Task instructions
Leaving out every picture, retype the lines below from the top through the one that contains "9.41, 5.54, 3.26]".

Supplied data
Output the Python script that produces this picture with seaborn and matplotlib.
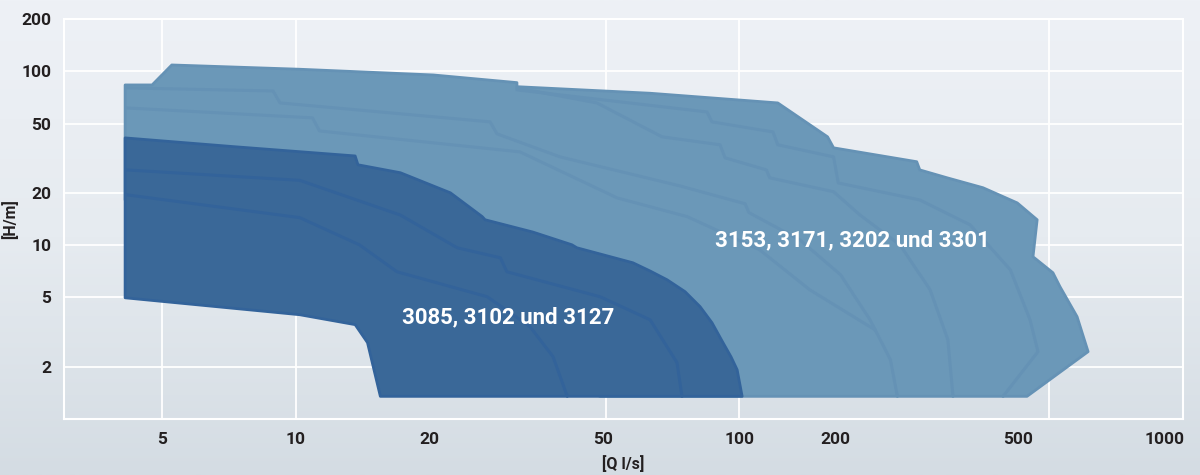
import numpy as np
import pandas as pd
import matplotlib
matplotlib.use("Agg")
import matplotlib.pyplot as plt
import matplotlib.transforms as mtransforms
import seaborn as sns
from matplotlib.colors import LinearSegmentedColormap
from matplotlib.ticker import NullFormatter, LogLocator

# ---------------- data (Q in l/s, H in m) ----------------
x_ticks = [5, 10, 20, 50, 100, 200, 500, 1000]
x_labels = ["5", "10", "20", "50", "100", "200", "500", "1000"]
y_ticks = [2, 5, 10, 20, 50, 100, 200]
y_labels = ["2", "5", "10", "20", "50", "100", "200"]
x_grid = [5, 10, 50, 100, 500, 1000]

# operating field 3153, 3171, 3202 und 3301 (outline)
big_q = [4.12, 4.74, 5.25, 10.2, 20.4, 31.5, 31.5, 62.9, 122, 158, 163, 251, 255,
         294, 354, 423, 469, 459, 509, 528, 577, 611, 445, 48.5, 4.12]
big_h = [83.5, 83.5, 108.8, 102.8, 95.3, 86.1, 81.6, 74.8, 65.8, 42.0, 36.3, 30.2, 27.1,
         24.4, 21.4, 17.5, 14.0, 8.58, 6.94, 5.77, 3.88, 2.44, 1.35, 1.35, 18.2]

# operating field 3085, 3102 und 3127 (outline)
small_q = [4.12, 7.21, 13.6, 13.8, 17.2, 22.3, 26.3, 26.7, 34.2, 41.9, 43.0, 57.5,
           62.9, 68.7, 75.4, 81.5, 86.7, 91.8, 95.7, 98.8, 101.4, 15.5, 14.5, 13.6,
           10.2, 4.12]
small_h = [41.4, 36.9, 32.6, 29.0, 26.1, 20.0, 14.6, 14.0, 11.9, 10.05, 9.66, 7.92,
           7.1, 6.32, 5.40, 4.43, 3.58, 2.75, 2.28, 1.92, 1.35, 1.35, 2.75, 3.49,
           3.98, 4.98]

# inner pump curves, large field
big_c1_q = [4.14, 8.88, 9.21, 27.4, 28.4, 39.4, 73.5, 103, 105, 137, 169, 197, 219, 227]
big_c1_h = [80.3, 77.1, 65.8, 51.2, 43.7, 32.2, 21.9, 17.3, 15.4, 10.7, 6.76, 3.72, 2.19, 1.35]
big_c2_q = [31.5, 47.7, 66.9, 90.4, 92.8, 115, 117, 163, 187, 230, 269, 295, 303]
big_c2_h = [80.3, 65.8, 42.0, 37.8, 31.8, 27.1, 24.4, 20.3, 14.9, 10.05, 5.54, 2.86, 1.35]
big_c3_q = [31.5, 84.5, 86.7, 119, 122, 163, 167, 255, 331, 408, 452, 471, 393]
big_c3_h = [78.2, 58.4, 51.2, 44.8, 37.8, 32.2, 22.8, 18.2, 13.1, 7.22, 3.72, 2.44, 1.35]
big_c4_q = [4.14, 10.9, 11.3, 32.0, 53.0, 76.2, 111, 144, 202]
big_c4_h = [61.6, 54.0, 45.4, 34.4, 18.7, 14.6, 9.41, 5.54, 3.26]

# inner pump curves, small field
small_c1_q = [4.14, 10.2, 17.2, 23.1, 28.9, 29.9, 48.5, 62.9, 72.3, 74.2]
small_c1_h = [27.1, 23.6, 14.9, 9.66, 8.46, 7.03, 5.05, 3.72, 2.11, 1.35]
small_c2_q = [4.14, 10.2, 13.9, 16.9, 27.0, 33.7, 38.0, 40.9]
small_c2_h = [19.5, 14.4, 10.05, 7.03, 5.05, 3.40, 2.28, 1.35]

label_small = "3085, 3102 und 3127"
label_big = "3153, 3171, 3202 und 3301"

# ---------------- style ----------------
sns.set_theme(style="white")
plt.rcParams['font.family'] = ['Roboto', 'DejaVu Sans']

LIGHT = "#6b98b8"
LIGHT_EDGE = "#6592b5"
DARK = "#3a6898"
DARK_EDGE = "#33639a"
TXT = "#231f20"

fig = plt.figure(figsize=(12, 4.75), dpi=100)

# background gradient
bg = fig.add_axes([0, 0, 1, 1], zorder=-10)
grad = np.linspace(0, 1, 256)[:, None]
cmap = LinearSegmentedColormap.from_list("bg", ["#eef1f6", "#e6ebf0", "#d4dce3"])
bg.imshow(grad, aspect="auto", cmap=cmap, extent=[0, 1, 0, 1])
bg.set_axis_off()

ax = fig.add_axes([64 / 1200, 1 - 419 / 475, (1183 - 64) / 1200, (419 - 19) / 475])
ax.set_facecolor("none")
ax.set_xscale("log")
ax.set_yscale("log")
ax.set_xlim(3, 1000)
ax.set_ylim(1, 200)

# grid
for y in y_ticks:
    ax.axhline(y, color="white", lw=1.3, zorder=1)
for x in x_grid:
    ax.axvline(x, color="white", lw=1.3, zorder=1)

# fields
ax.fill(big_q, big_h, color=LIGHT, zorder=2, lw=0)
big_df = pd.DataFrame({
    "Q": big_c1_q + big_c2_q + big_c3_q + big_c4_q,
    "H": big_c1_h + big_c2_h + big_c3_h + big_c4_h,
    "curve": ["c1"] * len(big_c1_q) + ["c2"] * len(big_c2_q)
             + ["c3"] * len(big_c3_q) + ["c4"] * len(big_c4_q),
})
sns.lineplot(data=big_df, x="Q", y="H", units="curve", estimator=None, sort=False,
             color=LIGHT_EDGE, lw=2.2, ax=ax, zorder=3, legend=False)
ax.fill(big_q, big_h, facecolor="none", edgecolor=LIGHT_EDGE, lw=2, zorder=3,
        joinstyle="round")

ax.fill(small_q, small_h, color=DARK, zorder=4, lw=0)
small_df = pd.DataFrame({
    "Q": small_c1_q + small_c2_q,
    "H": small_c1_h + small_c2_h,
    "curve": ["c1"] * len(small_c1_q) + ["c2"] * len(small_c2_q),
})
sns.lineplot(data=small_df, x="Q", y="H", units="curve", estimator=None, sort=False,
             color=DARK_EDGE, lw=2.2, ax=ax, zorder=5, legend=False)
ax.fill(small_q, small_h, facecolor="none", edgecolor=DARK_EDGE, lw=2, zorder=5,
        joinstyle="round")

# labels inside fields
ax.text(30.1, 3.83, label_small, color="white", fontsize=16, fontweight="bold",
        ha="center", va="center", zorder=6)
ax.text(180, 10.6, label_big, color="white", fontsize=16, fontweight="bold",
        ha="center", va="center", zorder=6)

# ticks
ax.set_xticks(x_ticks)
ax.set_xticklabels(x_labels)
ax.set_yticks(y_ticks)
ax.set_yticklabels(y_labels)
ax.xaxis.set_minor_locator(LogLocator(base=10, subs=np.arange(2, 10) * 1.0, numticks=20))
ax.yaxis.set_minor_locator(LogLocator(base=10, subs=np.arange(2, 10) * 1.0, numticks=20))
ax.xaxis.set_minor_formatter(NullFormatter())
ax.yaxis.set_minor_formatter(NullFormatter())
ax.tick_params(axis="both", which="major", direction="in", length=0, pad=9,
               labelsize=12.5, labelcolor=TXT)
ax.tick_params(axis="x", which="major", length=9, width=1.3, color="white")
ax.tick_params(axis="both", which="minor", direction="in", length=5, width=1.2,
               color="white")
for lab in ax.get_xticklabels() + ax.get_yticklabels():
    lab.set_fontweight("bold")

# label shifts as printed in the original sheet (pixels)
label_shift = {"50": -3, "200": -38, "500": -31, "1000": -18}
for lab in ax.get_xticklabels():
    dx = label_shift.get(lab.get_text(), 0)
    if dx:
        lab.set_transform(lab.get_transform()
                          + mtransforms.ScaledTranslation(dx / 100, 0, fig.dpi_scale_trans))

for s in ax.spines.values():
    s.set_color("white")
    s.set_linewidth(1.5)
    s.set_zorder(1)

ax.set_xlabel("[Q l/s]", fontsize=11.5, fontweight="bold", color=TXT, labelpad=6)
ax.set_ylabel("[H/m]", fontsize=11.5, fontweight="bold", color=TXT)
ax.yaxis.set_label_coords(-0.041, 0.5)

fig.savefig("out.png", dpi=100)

Reply to the task
Output the Python script that produces this picture with seaborn and matplotlib.
import numpy as np
import pandas as pd
import matplotlib
matplotlib.use("Agg")
import matplotlib.pyplot as plt
import matplotlib.transforms as mtransforms
import seaborn as sns
from matplotlib.colors import LinearSegmentedColormap
from matplotlib.ticker import NullFormatter, LogLocator

# ---------------- data (Q in l/s, H in m) ----------------
x_ticks = [5, 10, 20, 50, 100, 200, 500, 1000]
x_labels = ["5", "10", "20", "50", "100", "200", "500", "1000"]
y_ticks = [2, 5, 10, 20, 50, 100, 200]
y_labels = ["2", "5", "10", "20", "50", "100", "200"]
x_grid = [5, 10, 50, 100, 500, 1000]

# operating field 3153, 3171, 3202 und 3301 (outline)
big_q = [4.12, 4.74, 5.25, 10.2, 20.4, 31.5, 31.5, 62.9, 122, 158, 163, 251, 255,
         294, 354, 423, 469, 459, 509, 528, 577, 611, 445, 48.5, 4.12]
big_h = [83.5, 83.5, 108.8, 102.8, 95.3, 86.1, 81.6, 74.8, 65.8, 42.0, 36.3, 30.2, 27.1,
         24.4, 21.4, 17.5, 14.0, 8.58, 6.94, 5.77, 3.88, 2.44, 1.35, 1.35, 18.2]

# operating field 3085, 3102 und 3127 (outline)
small_q = [4.12, 7.21, 13.6, 13.8, 17.2, 22.3, 26.3, 26.7, 34.2, 41.9, 43.0, 57.5,
           62.9, 68.7, 75.4, 81.5, 86.7, 91.8, 95.7, 98.8, 101.4, 15.5, 14.5, 13.6,
           10.2, 4.12]
small_h = [41.4, 36.9, 32.6, 29.0, 26.1, 20.0, 14.6, 14.0, 11.9, 10.05, 9.66, 7.92,
           7.1, 6.32, 5.40, 4.43, 3.58, 2.75, 2.28, 1.92, 1.35, 1.35, 2.75, 3.49,
           3.98, 4.98]

# inner pump curves, large field
big_c1_q = [4.14, 8.88, 9.21, 27.4, 28.4, 39.4, 73.5, 103, 105, 137, 169, 197, 219, 227]
big_c1_h = [80.3, 77.1, 65.8, 51.2, 43.7, 32.2, 21.9, 17.3, 15.4, 10.7, 6.76, 3.72, 2.19, 1.35]
big_c2_q = [31.5, 47.7, 66.9, 90.4, 92.8, 115, 117, 163, 187, 230, 269, 295, 303]
big_c2_h = [80.3, 65.8, 42.0, 37.8, 31.8, 27.1, 24.4, 20.3, 14.9, 10.05, 5.54, 2.86, 1.35]
big_c3_q = [31.5, 84.5, 86.7, 119, 122, 163, 167, 255, 331, 408, 452, 471, 393]
big_c3_h = [78.2, 58.4, 51.2, 44.8, 37.8, 32.2, 22.8, 18.2, 13.1, 7.22, 3.72, 2.44, 1.35]
big_c4_q = [4.14, 10.9, 11.3, 32.0, 53.0, 76.2, 111, 144, 202]
big_c4_h = [61.6, 54.0, 45.4, 34.4, 18.7, 14.6, 9.41, 5.54, 3.26]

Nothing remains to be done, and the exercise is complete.